The proposed law is intended to apply to juristic entities, being the AG (stock corporation), GmbH (limited liability company), GmbH & Co. KG (limited partnership having a GmbH as a general partner), KG (limited partnership) and OHG (general partnership). It would not, however, apply to individual traders. The catalogue of planned sanctions includes the issuing of warnings, public disclosure, exclusion from public tenders and subsidies, the imposition of fines of 10% of the (group) turnover, and, in case of repeated illegal business dealings, the dissolution of the entity. In the case of minor offences or if and when loss or damage is appropriately compensated, sanctions could exceptionally not be applied, provided that the concerned entity implements a compliance system.

The fact that the criminal code for juristic entities is currently only a proposal should not lead SMEs to believe that there is no need to implement compliance measures at present already: It can be expected that the very discussion of the draft law will lead to stricter scrutiny of companies and to a more consistent application of existing sanctions. This is because under German law the possibility to "penalise" companies already exists in certain instances, such as in relation to antitrust infringements. In terms of capital markets law, fines may also currently already be imposed on entities, with the new EU Market Abuse Directive envisaging significant increases in these fines. And under § 130 of the German Law on Regulatory Offences (OWiG; Ordnungswidrigkeitengesetz), an offence is committed by anyone who, "as the owner of a business or enterprise, intentionally or negligently fails to take such supervisory measures as are required to prevent infringements of obligations within the business or enterprise, the breach of which is subject to a penalty or fine", if an infringement is committed that could have been prevented or made substantially more difficult to commit, had proper supervision been exercised. Although fines of up to EUR 10,000,000 may be imposed under this provision today already, it is largely unknown among SMEs due to the fact that § 130 OWiG is, amongst other things, only applied in 5-8% of all cases in which the conditions for its application are satisfied. This should change by the mere fact of the further discussion of the proposed new criminal code.

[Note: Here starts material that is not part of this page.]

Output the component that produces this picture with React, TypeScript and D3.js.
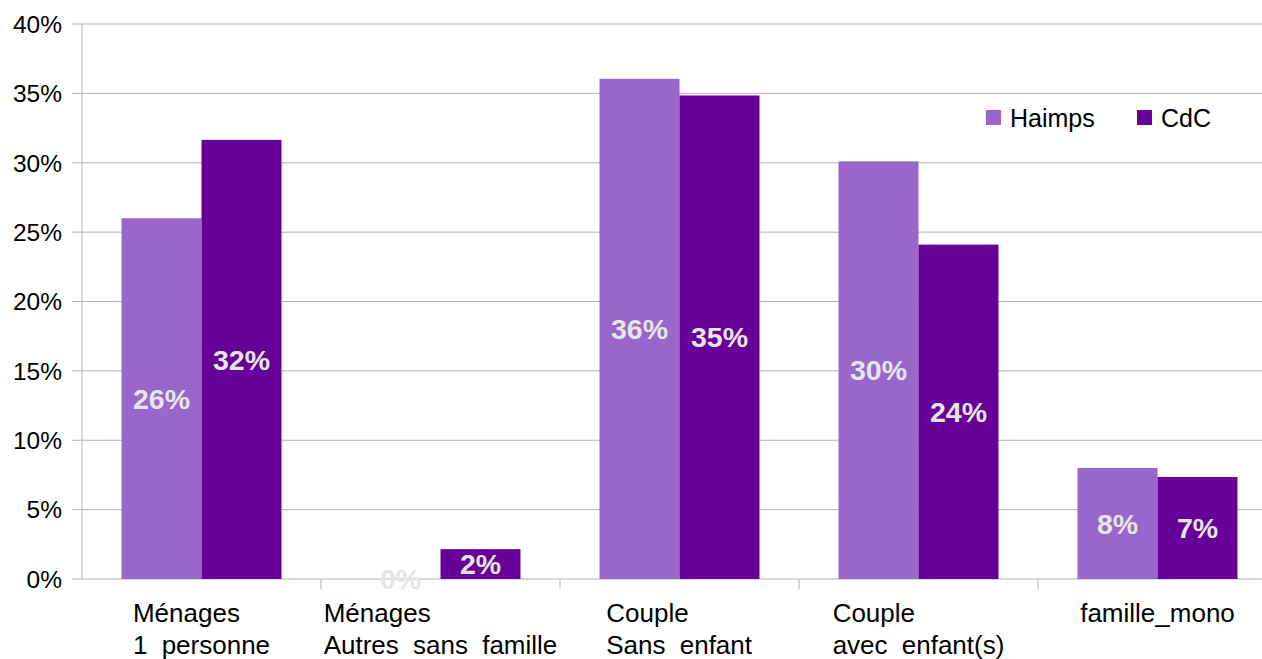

Note should also be taken of the decision of the Regional Court of Munich of 10 December 2013 (5 HKO 1387/10). In terms of this decision, a first in German history, the court held former advisory board member (Vorstand) Mr. Heinz-Joachim Neubürger of German company Siemens liable to pay damages in the amount of EUR 15,000,000 to his previous employer (Siemens), on account of him having failed to ensure that a functional compliance system was implemented at Siemens. As a consequence of this failure, bribes could and were paid to certain persons to secure lucrative orders for Siemens. Although this happened without the knowledge of Mr. Neubürger, he lost the case - simply on account of his failure to implement a compliance system which would have prevented the unlawful conduct.  

There is accordingly more than one reason for SMEs to eliminate any prevailing "prevention deficits" as quickly as possible, and to implement a functioning compliance system. The consequences of a failure to do so are simply too harsh - whether for the individuals involved, and / or for the concerned entity.